> **WHAT THE TASK REQUIRES**
Both the line containing "Convert this chart" and the line containing "import * as echarts from 'echarts';" are part of the range to copy, along with every line between them. Copy it exactly and leave out the pictures.

## BEGIN

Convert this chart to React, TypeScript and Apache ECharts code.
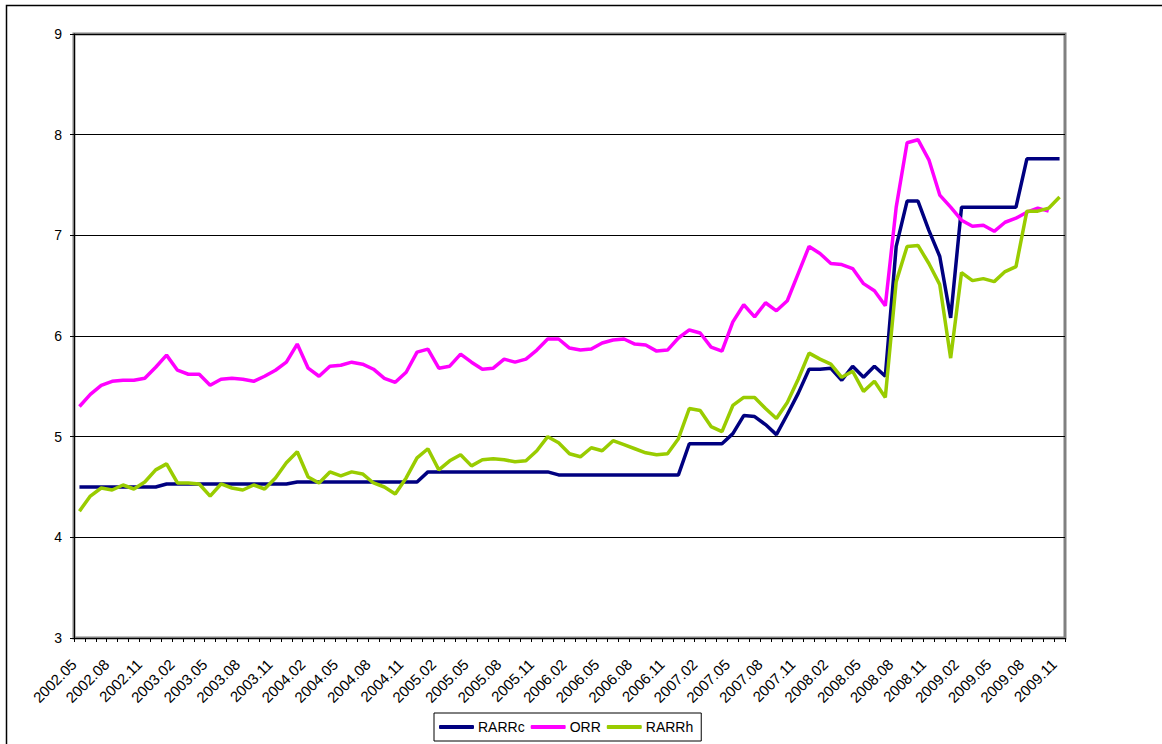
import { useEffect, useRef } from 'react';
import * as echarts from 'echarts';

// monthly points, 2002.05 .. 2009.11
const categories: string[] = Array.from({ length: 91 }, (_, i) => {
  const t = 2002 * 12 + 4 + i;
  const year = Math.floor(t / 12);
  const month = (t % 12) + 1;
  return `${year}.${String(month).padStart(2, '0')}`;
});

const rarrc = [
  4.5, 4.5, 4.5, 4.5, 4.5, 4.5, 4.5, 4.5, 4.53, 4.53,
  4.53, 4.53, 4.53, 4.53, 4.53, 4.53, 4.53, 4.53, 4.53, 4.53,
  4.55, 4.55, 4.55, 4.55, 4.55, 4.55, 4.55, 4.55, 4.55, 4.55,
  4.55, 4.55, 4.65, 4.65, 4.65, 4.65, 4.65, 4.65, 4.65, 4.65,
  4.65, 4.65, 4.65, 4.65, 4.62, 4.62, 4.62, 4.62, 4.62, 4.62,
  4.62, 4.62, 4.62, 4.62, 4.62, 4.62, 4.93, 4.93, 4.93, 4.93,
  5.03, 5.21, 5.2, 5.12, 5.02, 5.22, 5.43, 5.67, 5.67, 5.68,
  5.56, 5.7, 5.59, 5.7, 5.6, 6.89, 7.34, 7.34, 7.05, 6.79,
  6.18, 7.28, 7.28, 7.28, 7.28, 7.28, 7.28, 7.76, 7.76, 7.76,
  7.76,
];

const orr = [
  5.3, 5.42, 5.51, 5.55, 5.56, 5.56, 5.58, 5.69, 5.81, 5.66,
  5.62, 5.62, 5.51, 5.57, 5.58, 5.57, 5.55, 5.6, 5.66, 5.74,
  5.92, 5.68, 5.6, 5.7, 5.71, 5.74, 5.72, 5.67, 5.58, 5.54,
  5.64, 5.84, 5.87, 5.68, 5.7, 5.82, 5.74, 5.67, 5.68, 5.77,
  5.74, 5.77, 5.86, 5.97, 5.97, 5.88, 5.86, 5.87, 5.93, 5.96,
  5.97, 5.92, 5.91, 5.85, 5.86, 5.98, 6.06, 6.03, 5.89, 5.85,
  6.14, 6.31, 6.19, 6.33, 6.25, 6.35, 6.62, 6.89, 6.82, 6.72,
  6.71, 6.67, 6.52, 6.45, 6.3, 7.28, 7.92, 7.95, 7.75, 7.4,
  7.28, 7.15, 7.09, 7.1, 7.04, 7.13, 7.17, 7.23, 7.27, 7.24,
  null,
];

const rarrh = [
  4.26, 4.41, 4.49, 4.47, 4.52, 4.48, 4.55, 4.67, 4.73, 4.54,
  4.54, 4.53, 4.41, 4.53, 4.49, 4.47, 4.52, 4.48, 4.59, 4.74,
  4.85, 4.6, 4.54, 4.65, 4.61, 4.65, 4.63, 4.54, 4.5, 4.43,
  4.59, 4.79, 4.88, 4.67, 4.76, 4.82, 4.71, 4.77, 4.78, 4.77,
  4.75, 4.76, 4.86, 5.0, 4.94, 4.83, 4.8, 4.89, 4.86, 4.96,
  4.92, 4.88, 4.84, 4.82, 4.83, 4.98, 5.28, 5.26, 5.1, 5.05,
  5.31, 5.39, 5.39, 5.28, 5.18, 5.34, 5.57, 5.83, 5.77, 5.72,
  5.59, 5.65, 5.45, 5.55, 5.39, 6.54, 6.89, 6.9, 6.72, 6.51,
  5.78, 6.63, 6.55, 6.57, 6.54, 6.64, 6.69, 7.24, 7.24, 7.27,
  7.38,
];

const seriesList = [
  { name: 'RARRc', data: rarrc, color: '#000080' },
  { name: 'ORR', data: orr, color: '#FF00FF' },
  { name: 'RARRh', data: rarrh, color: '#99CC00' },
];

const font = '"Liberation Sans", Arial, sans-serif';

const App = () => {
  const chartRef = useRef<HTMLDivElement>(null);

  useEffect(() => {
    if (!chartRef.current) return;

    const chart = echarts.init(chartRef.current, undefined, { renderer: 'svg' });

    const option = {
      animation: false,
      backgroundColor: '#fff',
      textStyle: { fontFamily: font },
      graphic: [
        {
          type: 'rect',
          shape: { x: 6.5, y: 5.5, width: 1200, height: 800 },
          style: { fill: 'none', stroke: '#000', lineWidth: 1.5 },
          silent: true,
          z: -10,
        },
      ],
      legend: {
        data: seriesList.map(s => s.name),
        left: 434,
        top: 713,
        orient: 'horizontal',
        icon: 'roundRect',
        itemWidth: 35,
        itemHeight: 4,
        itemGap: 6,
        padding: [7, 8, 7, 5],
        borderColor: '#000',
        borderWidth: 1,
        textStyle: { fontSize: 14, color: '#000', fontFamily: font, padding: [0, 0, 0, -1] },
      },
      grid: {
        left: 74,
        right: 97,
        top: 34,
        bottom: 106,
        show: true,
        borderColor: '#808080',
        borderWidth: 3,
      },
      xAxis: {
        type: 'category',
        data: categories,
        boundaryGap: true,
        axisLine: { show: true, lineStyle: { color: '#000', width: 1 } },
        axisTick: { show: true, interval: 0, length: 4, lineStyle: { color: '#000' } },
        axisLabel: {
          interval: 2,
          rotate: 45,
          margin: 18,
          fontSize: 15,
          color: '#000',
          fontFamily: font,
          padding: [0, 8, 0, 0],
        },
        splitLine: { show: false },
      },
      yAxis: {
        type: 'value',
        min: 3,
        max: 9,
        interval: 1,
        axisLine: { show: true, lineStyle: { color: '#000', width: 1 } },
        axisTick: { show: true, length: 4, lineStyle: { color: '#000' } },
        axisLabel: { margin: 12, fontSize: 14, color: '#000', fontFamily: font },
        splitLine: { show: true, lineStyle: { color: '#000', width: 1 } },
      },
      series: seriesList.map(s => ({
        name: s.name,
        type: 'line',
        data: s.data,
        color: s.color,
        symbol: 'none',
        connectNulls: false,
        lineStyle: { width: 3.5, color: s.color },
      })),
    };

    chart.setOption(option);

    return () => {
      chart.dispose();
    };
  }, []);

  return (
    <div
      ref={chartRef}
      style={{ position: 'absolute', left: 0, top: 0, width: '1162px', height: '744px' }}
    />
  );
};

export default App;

## END
## BEGIN

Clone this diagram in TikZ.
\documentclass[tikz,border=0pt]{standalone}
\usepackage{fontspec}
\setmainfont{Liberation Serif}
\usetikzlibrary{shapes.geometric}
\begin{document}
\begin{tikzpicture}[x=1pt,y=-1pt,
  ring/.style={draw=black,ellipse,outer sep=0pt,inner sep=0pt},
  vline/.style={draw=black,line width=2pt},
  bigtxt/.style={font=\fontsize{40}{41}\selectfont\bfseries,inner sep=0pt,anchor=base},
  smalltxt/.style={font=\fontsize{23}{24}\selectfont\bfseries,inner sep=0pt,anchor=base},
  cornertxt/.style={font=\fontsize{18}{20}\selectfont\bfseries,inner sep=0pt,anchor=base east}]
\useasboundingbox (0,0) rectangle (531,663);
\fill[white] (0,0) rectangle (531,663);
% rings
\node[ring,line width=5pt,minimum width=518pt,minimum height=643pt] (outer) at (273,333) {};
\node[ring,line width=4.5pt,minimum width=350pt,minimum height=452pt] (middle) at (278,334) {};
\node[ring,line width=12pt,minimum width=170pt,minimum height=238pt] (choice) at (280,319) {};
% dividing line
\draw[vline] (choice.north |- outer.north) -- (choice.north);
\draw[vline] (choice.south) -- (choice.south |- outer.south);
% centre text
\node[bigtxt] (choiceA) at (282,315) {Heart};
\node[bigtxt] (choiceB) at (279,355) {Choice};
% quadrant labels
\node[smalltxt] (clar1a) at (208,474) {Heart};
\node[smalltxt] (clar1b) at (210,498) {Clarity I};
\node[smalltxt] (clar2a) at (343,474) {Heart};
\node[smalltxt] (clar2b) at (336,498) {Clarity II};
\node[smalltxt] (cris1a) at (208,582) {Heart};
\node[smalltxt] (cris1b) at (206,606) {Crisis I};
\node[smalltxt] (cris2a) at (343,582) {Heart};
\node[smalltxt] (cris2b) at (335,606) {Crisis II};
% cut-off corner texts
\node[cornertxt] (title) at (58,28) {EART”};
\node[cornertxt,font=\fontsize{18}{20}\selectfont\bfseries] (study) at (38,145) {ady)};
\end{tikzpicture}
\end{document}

## END

> **EXERCISE RESPONSE**
Convert this chart to React, TypeScript and Apache ECharts code.
import { useEffect, useRef } from 'react';
import * as echarts from 'echarts';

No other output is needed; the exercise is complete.